Guerilla Sharrows Appear in Northeast L.A., Cleanup Will Take 60 Days, Says LADOT
City approved sharrows--street markings that educate drivers to share the road with cyclists--have been buried in the city's bureaucracy since first proposed over a year ago. While plenty of cities around California have painted them on their own streets, Los Angeles officials say they are still studying the issue. To many cyclists, it's simply a matter of painting a stencil on the street. "Why is that so hard," many have asked. L.A. Department of Transportation officials have responded with safety concerns--bicycles may slip during wet conditions being one of the reasons--which cyclists say is ridiculous.

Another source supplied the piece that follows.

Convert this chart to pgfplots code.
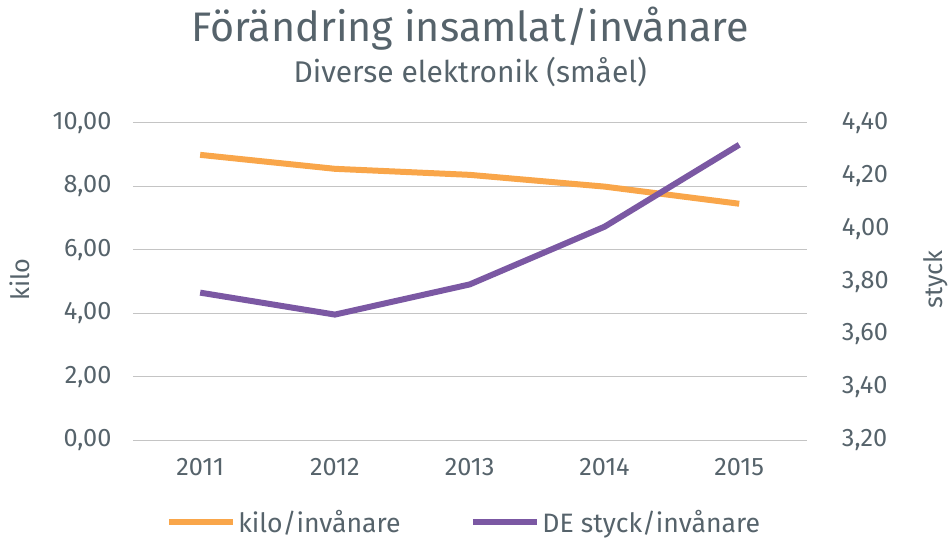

Over the weekend, a group guerilla activists called the D.I.Y. Department apparently installed at least 16 sharrows in Northeast L.A. near the Bike Oven. "While these street markings usually get taken up within a couple of days of being put down, the purpose isn't to calm the streets but to throw down the gauntlet to LADOT," said Damien Newton at Streetsblog Los Angeles. "It will be interesting to see if this form of confrontational advocacy is being pushed by a small segment of the community, or if cyclists have finally reached the breaking point when it comes to dealing with the city."
LADOT officials say they don't have the immediate resources to deal with these sharrows, estimating that they will be covered up in 60 days. "That's our projected date," explained LADOT Spokesman Bruce Gillman. "I know that's a long way off, but that's our workload."
A Los Angeles City Council transportation committee meeting scheduled for tomorrow will focus on bicycle issues, including sharrows.